Illuminated pushbutton switches used in commercial and military aircraft, boats and other vehicles are fairly uniform in size across various commercial suppliers. The switches are usually a generally rectangular cuboid with a length of approximately 2.5 inches and an end face ranging from about 0.75×0.75 inches to 1.5×1.5 inches, including non-square configurations (e.g., 1.0×1.5 inches). These switches normally include a cap and a frame or body, collectively housing incandescent or light emitting diode (LED) illumination sources, optical filters, legend plates, snap action mechanical switches, connectors, driver circuits, and other components. Switch sizing is generally selected by the aircraft, boat or vehicle manufacturer based on compatability with existing designs, interoperability with on-board control systems, and space and/or weight considerations.

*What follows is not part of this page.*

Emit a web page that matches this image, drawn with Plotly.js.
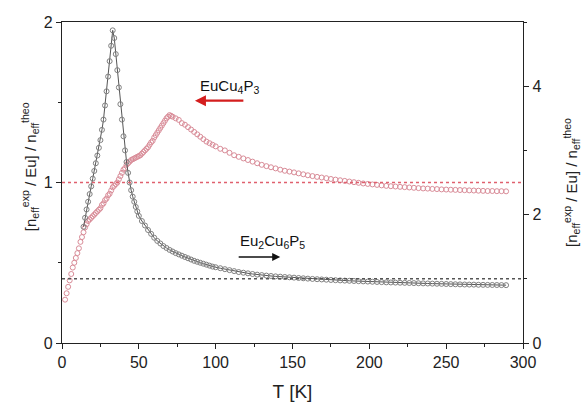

Normally the interface and drive logic for connecting illuminated pushbutton switches to control systems within the vehicle is external to the switch. A controller prompting illumination or responding to actuation of the switch is disposed somewhere in the vehicle, normally connected to multiple illuminated pushbutton switches. The interface provides circuits, for example, for stepping down the 14 or 28 volts (V) direct current (DC) voltage normally available in aircraft in order to implement voltage-controlled dimming.
Specialized applications involving illuminated pushbutton switches may require electronic interface and drive functions such that depressing the pushbutton switch initiates an action, a conditional action or a timed response. The functional operation can be initiated by receiving inputs from the switch or may be a signal received from a remote location. The interface logic signal or timing pulse results in a signal output that can then be used to energize the local illuminated switch or/or activate another unit such as an illuminated indicator or a remote interface within a different device. Such functionality may involve a plurality of illuminated pushbutton switches in differing locations all interfacing through the same interface or logic units, wherein a switch depressed at one location may be modified by the interface circuitry or driven by the local switch circuitry.
For example, within the realm of illuminated pushbutton switch usage, specialized applications are emerging requiring inclusion of latching, blinking or remote control functions to be included within the illuminated pushbutton switch housing. Such applications may require depressing the pushbutton switch to initiate a remote action request, activating switch functions from a remote location, energizing or blinking a local or remote display, and resetting the switch state automatically upon remote acknowledgement. Other applications may involve a plurality of illuminated pushbutton switches in differing locations, all controlling the same functions, wherein a switch depressed at one location must change the state of a switch or display at another location. Nearly all applications require the added safety feature of an automatic reset to a default state after loss of power.
Proposed designs may incorporate local latching and remote release functions through the use of internal electromagnetic holding coils, in some cases together with various electronic or electromechanical means to interrupt the holding coil current locally without remote intervention. Many of the proposed designs that rely upon an internal electromagnetic holding coil suffer from excessive power consumption, excessive heat, sensitivity to shock and physical jarring, electrical spikes, holding coil drop-out on low voltage, and low reliability. The internal holding coil also makes the resulting illuminated pushbutton switch substantially longer and heavier than standard models that do not incorporate a holding coil.
There is, therefore, a need in the art for improved implementation of interface and relay functions for pushbutton illuminated switches.